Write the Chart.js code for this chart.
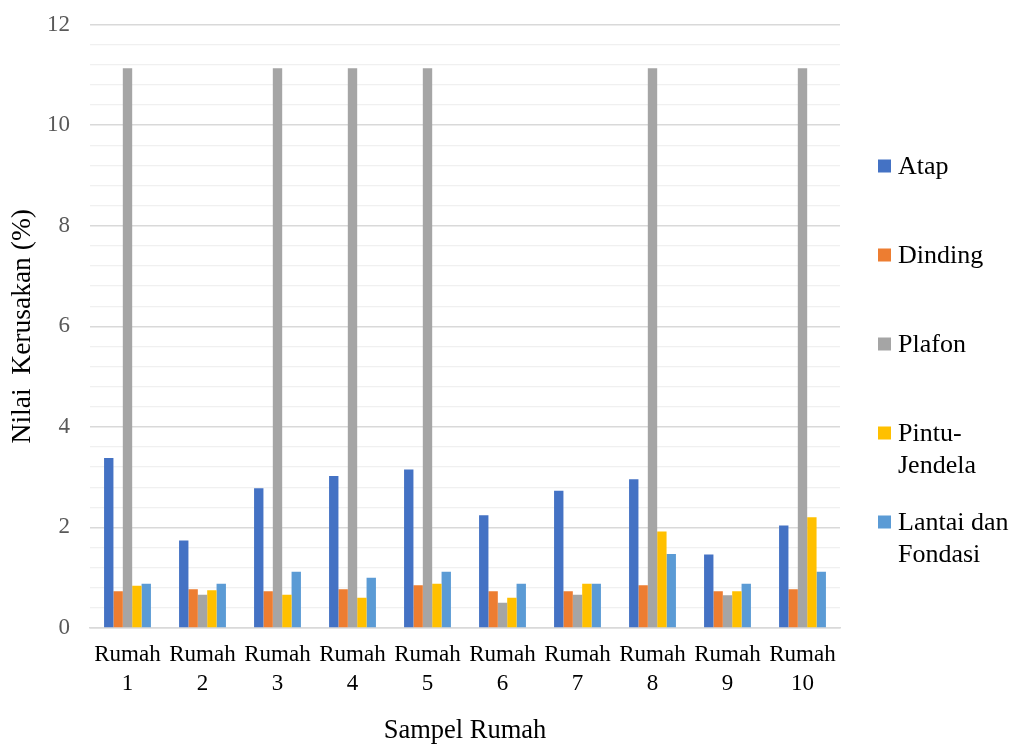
<!DOCTYPE html>
<html>
<head>
<meta charset="utf-8">
<script src="https://cdn.jsdelivr.net/npm/chart.js@4.4.1/dist/chart.umd.min.js"></script>
<style>
  html, body { margin: 0; padding: 0; background: #ffffff; }
  #wrap { width: 1012px; height: 747px; }
</style>
</head>
<body>
<div id="wrap"><canvas id="c" width="1012" height="747"></canvas></div>
<script>
// Kategori sumbu X (tiap label dua baris)
const categories = [
  ['Rumah', '1'], ['Rumah', '2'], ['Rumah', '3'], ['Rumah', '4'], ['Rumah', '5'],
  ['Rumah', '6'], ['Rumah', '7'], ['Rumah', '8'], ['Rumah', '9'], ['Rumah', '10']
];

// Nilai kerusakan (%) per komponen
const atap          = [3.38, 1.74, 2.78, 3.02, 3.15, 2.24, 2.73, 2.96, 1.46, 2.04];
const dinding       = [0.73, 0.77, 0.73, 0.77, 0.85, 0.73, 0.73, 0.85, 0.73, 0.77];
const plafon        = [11.13, 0.66, 11.13, 11.13, 11.13, 0.50, 0.66, 11.13, 0.65, 11.13];
const pintuJendela  = [0.84, 0.75, 0.66, 0.60, 0.88, 0.60, 0.88, 1.92, 0.73, 2.20];
const lantaiFondasi = [0.88, 0.88, 1.12, 1.00, 1.12, 0.88, 0.88, 1.47, 0.88, 1.12];

const seriesNames = ['Atap', 'Dinding', 'Plafon', 'Pintu-Jendela', 'Lantai dan Fondasi'];
const seriesColors = ['#4472C4', '#ED7D31', '#A5A5A5', '#FFC000', '#5B9BD5'];

// Sumbu Y: 0–12, garis bantu tiap 0,4, label tiap 2
const yMin = 0, yMax = 12, yMinorStep = 0.4, yLabelStep = 2;

const FONT = '"Liberation Serif", "Times New Roman", serif';

const isMajor = v => Math.abs(v / yLabelStep - Math.round(v / yLabelStep)) < 1e-6;

// Legenda di sisi kanan, teks dibungkus bila terlalu lebar
const sideLegend = {
  id: 'sideLegend',
  afterDraw(chart, args, opts) {
    const ctx = chart.ctx;
    ctx.save();
    ctx.font = opts.fontSize + 'px ' + FONT;
    ctx.textAlign = 'left';
    ctx.textBaseline = 'alphabetic';
    chart.data.datasets.forEach((ds, i) => {
      const cy = opts.firstY + i * opts.stepY;
      ctx.fillStyle = ds.backgroundColor;
      ctx.fillRect(opts.boxX, cy - opts.box / 2, opts.box, opts.box);
      // bungkus kata
      const tokens = ds.label.match(/[^\s-]+-?/g);
      const lines = [];
      let cur = '';
      tokens.forEach(t => {
        const sep = (cur === '' || cur.endsWith('-')) ? '' : ' ';
        const trial = cur + sep + t;
        if (cur !== '' && ctx.measureText(trial).width > opts.maxWidth) {
          lines.push(cur);
          cur = t;
        } else {
          cur = trial;
        }
      });
      if (cur) lines.push(cur);
      ctx.fillStyle = '#000000';
      lines.forEach((ln, k) => {
        ctx.fillText(ln, opts.textX, cy + opts.baseOffset + k * opts.lineGap);
      });
    });
    ctx.restore();
  }
};

const datasets = [atap, dinding, plafon, pintuJendela, lantaiFondasi].map((vals, i) => ({
  label: seriesNames[i],
  data: vals,
  backgroundColor: seriesColors[i],
  borderWidth: 0,
  categoryPercentage: 0.625,
  barPercentage: 1.0
}));

new Chart(document.getElementById('c'), {
  type: 'bar',
  data: { labels: categories, datasets },
  options: {
    responsive: false,
    animation: false,
    events: [],
    layout: { padding: { top: 24.5, right: 172, bottom: 0, left: 0 } },
    plugins: {
      legend: { display: false },
      tooltip: { enabled: false },
      sideLegend: {
        boxX: 878, box: 13, textX: 898, fontSize: 26,
        firstY: 166, stepY: 89, baseOffset: 8, lineGap: 32, maxWidth: 114
      }
    },
    scales: {
      x: {
        grid: { display: false, drawTicks: false },
        border: { display: true, color: '#d9d9d9', width: 1.5 },
        ticks: {
          color: '#000000',
          padding: 13,
          maxRotation: 0,
          autoSkip: false,
          font: { family: FONT, size: 23, lineHeight: 1.25 }
        },
        title: {
          display: true,
          text: 'Sampel Rumah',
          color: '#000000',
          padding: { top: 0, bottom: 0 },
          font: { family: FONT, size: 26.5 }
        },
        afterFit(scale) { scale.height = 119; }
      },
      y: {
        min: yMin,
        max: yMax,
        border: { display: false },
        grid: {
          drawTicks: false,
          color: c => isMajor(c.tick.value) ? '#d9d9d9' : '#f0f0f0',
          lineWidth: c => isMajor(c.tick.value) ? 1.5 : 1.2
        },
        ticks: {
          stepSize: yMinorStep,
          autoSkip: false,
          padding: 20,
          color: '#595959',
          font: { family: FONT, size: 23 },
          callback: v => isMajor(v) ? String(Math.round(v)) : ''
        },
        title: {
          display: true,
          text: 'Nilai  Kerusakan (%)',
          color: '#000000',
          padding: { top: 6, bottom: 0 },
          font: { family: FONT, size: 27.5 }
        },
        afterFit(scale) {
          scale.width = 90;
          scale.paddingTop = 0;
          scale.paddingBottom = 0;
        }
      }
    }
  },
  plugins: [sideLegend]
});
</script>
</body>
</html>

**EXERCISE DESCRIPTION:**
Repeat the full listing above exactly, with no pictures in the copy.

**EXERCISE RESPONSE:**
Write the Chart.js code for this chart.
<!DOCTYPE html>
<html>
<head>
<meta charset="utf-8">
<script src="https://cdn.jsdelivr.net/npm/chart.js@4.4.1/dist/chart.umd.min.js"></script>
<style>
  html, body { margin: 0; padding: 0; background: #ffffff; }
  #wrap { width: 1012px; height: 747px; }
</style>
</head>
<body>
<div id="wrap"><canvas id="c" width="1012" height="747"></canvas></div>
<script>
// Kategori sumbu X (tiap label dua baris)
const categories = [
  ['Rumah', '1'], ['Rumah', '2'], ['Rumah', '3'], ['Rumah', '4'], ['Rumah', '5'],
  ['Rumah', '6'], ['Rumah', '7'], ['Rumah', '8'], ['Rumah', '9'], ['Rumah', '10']
];

// Nilai kerusakan (%) per komponen
const atap          = [3.38, 1.74, 2.78, 3.02, 3.15, 2.24, 2.73, 2.96, 1.46, 2.04];
const dinding       = [0.73, 0.77, 0.73, 0.77, 0.85, 0.73, 0.73, 0.85, 0.73, 0.77];
const plafon        = [11.13, 0.66, 11.13, 11.13, 11.13, 0.50, 0.66, 11.13, 0.65, 11.13];
const pintuJendela  = [0.84, 0.75, 0.66, 0.60, 0.88, 0.60, 0.88, 1.92, 0.73, 2.20];
const lantaiFondasi = [0.88, 0.88, 1.12, 1.00, 1.12, 0.88, 0.88, 1.47, 0.88, 1.12];

const seriesNames = ['Atap', 'Dinding', 'Plafon', 'Pintu-Jendela', 'Lantai dan Fondasi'];
const seriesColors = ['#4472C4', '#ED7D31', '#A5A5A5', '#FFC000', '#5B9BD5'];

// Sumbu Y: 0–12, garis bantu tiap 0,4, label tiap 2
const yMin = 0, yMax = 12, yMinorStep = 0.4, yLabelStep = 2;

const FONT = '"Liberation Serif", "Times New Roman", serif';

const isMajor = v => Math.abs(v / yLabelStep - Math.round(v / yLabelStep)) < 1e-6;

// Legenda di sisi kanan, teks dibungkus bila terlalu lebar
const sideLegend = {
  id: 'sideLegend',
  afterDraw(chart, args, opts) {
    const ctx = chart.ctx;
    ctx.save();
    ctx.font = opts.fontSize + 'px ' + FONT;
    ctx.textAlign = 'left';
    ctx.textBaseline = 'alphabetic';
    chart.data.datasets.forEach((ds, i) => {
      const cy = opts.firstY + i * opts.stepY;
      ctx.fillStyle = ds.backgroundColor;
      ctx.fillRect(opts.boxX, cy - opts.box / 2, opts.box, opts.box);
      // bungkus kata
      const tokens = ds.label.match(/[^\s-]+-?/g);
      const lines = [];
      let cur = '';
      tokens.forEach(t => {
        const sep = (cur === '' || cur.endsWith('-')) ? '' : ' ';
        const trial = cur + sep + t;
        if (cur !== '' && ctx.measureText(trial).width > opts.maxWidth) {
          lines.push(cur);
          cur = t;
        } else {
          cur = trial;
        }
      });
      if (cur) lines.push(cur);
      ctx.fillStyle = '#000000';
      lines.forEach((ln, k) => {
        ctx.fillText(ln, opts.textX, cy + opts.baseOffset + k * opts.lineGap);
      });
    });
    ctx.restore();
  }
};

const datasets = [atap, dinding, plafon, pintuJendela, lantaiFondasi].map((vals, i) => ({
  label: seriesNames[i],
  data: vals,
  backgroundColor: seriesColors[i],
  borderWidth: 0,
  categoryPercentage: 0.625,
  barPercentage: 1.0
}));

new Chart(document.getElementById('c'), {
  type: 'bar',
  data: { labels: categories, datasets },
  options: {
    responsive: false,
    animation: false,
    events: [],
    layout: { padding: { top: 24.5, right: 172, bottom: 0, left: 0 } },
    plugins: {
      legend: { display: false },
      tooltip: { enabled: false },
      sideLegend: {
        boxX: 878, box: 13, textX: 898, fontSize: 26,
        firstY: 166, stepY: 89, baseOffset: 8, lineGap: 32, maxWidth: 114
      }
    },
    scales: {
      x: {
        grid: { display: false, drawTicks: false },
        border: { display: true, color: '#d9d9d9', width: 1.5 },
        ticks: {
          color: '#000000',
          padding: 13,
          maxRotation: 0,
          autoSkip: false,
          font: { family: FONT, size: 23, lineHeight: 1.25 }
        },
        title: {
          display: true,
          text: 'Sampel Rumah',
          color: '#000000',
          padding: { top: 0, bottom: 0 },
          font: { family: FONT, size: 26.5 }
        },
        afterFit(scale) { scale.height = 119; }
      },
      y: {
        min: yMin,
        max: yMax,
        border: { display: false },
        grid: {
          drawTicks: false,
          color: c => isMajor(c.tick.value) ? '#d9d9d9' : '#f0f0f0',
          lineWidth: c => isMajor(c.tick.value) ? 1.5 : 1.2
        },
        ticks: {
          stepSize: yMinorStep,
          autoSkip: false,
          padding: 20,
          color: '#595959',
          font: { family: FONT, size: 23 },
          callback: v => isMajor(v) ? String(Math.round(v)) : ''
        },
        title: {
          display: true,
          text: 'Nilai  Kerusakan (%)',
          color: '#000000',
          padding: { top: 6, bottom: 0 },
          font: { family: FONT, size: 27.5 }
        },
        afterFit(scale) {
          scale.width = 90;
          scale.paddingTop = 0;
          scale.paddingBottom = 0;
        }
      }
    }
  },
  plugins: [sideLegend]
});
</script>
</body>
</html>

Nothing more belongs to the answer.